5. Pintu Tobat Selalu Terbuka, Tapi Kesombongan Menutupnya

Setelah melakukan dosa, Adam juga melakukan kesalahan dengan memakan buah terlarang. Namun, perbedaan fundamental antara Adam dan Iblis terletak pada respons mereka setelah berbuat salah. Adam dan Hawa segera mengakui kesalahan mereka, menyesal, dan memohon ampunan.

"Keduanya berkata: 'Ya Tuhan kami, kami telah menganiaya diri kami sendiri, dan jika Engkau tidak mengampuni kami dan memberi rahmat kepada kami, niscaya pastilah kami termasuk orang-orang yang merugi'." (QS. Al-A'raf: 23)
Sebaliknya, Iblis tidak menunjukkan penyesalan. Ia justru menyalahkan takdir dan bersikeras pada pendiriannya, bahkan menuntut untuk diberi kesempatan membalas dendam. Kesombongannya telah menutup pintu tobat bagi dirinya sendiri.

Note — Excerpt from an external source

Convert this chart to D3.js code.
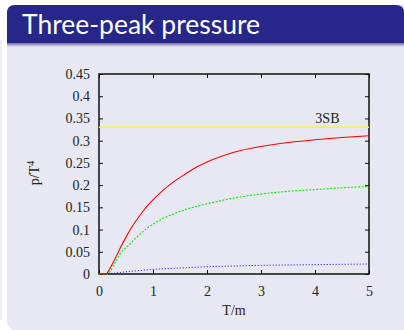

Kesimpulan: Cermin bagi Umat Manusia

Azazil adalah sebuah tragedi kosmik. Ia adalah bukti bahwa kemuliaan, ilmu, dan ibadah yang berlangsung ribuan tahun dapat lenyap dalam sekejap karena satu penyakit hati. Namanya adalah pengingat abadi bahwa musuh terbesar manusia bukanlah kekuatan eksternal yang jauh di sana, melainkan potensi kesombongan, iri hati, dan pembangkangan yang tersembunyi di dalam diri sendiri.

Memahami Azazil bukan berarti hanya mengetahui nama Iblis sebelum ia jatuh. Memahaminya berarti mengenali sifat-sifat "Azazil" dalam diri kita: kecenderungan untuk merasa lebih baik dari orang lain berdasarkan suku, status sosial, kekayaan, atau bahkan tingkat kesalehan. Ini adalah tentang menyadari bahaya membiarkan logika kita menentang perintah Tuhan yang jelas, dan pentingnya menjaga hati agar tetap rendah di hadapan-Nya, tidak peduli seberapa tinggi pencapaian kita di dunia.

Kisah Azazil akan selalu relevan selama manusia masih ada, karena pertarungan yang ia mulai di surga terus berlanjut di dalam hati setiap anak Adam hingga akhir zaman. Ia adalah peringatan yang bergema sepanjang sejarah: waspadalah terhadap kesombongan, karena dengannya, makhluk yang paling dekat dengan Tuhan pun bisa menjadi yang paling terusir.